Exercise details: Examine each line of the data. Copy those that contain the string "matplotlib".

Provided data:
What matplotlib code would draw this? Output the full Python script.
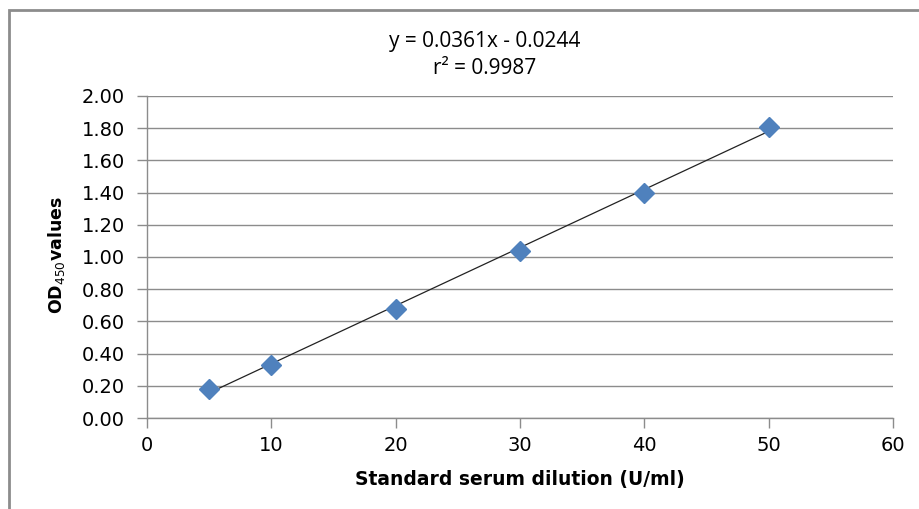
import matplotlib.pyplot as plt
from matplotlib.patches import Rectangle
import numpy as np

# standard curve data
dilution = [5, 10, 20, 30, 40, 50]
od450 = [0.18, 0.33, 0.68, 1.04, 1.40, 1.81]
slope = 0.0361
intercept = -0.0244
r2 = 0.9987

x_ticks = [0, 10, 20, 30, 40, 50, 60]
y_ticks = [0.0, 0.2, 0.4, 0.6, 0.8, 1.0, 1.2, 1.4, 1.6, 1.8, 2.0]

fig = plt.figure(figsize=(9.2, 5.09), dpi=100)
W, H = 920, 509

# chart frame (Excel style), runs off right/bottom edges
fig.patches.append(Rectangle((9 / W, -0.1), 1.2, 1 - 10 / H + 0.1,
                             transform=fig.transFigure, fill=False,
                             edgecolor='#8c8c8c', linewidth=2))

ax = fig.add_axes([147 / W, 1 - 418 / H, (893 - 147) / W, (418 - 96) / H])
ax.set_xlim(0, 60)
ax.set_ylim(0, 2.0)
ax.set_xticks(x_ticks)
ax.set_yticks(y_ticks)
ax.set_yticklabels(['%.2f' % v for v in y_ticks])
ax.grid(axis='y', color='#8c8c8c', linewidth=1)
ax.set_axisbelow(True)

for s in ['top', 'right']:
    ax.spines[s].set_visible(False)
for s in ['left', 'bottom']:
    ax.spines[s].set_color('#8c8c8c')
    ax.spines[s].set_linewidth(1)
ax.tick_params(colors='#8c8c8c', length=7, width=1, labelcolor='black',
               labelsize=14)
ax.tick_params(axis='x', pad=6)
ax.tick_params(axis='y', pad=9)

# trendline over data range
xs = np.array([dilution[0], dilution[-1]])
ax.plot(xs, slope * xs + intercept, color='#222222', linewidth=0.9, zorder=3)
ax.plot(dilution, od450, linestyle='none', marker='D', markersize=10,
        color='#4f81bd', markeredgecolor='#4f81bd', zorder=4, clip_on=False)

ax.set_xlabel('Standard serum dilution (U/ml)', fontsize=13.5, fontweight='bold',
              labelpad=11)
ax.set_ylabel('OD$_{450}$values', fontsize=12.5, fontweight='bold',
              va='center')
ax.yaxis.set_label_coords((57 - 147) / 746, (418 - 255) / 322)

fig.text(485 / W, 1 - 42 / H, 'y = %.4fx - %.4f' % (slope, -intercept),
         ha='center', va='center', fontsize=15, family='Open Sans')
fig.text(485 / W, 1 - 68 / H, 'r\u00b2 = %.4f' % r2,
         ha='center', va='center', fontsize=15, family='Open Sans')

fig.savefig('out.png', dpi=100)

Problem solution:
What matplotlib code would draw this? Output the full Python script.
import matplotlib.pyplot as plt
from matplotlib.patches import Rectangle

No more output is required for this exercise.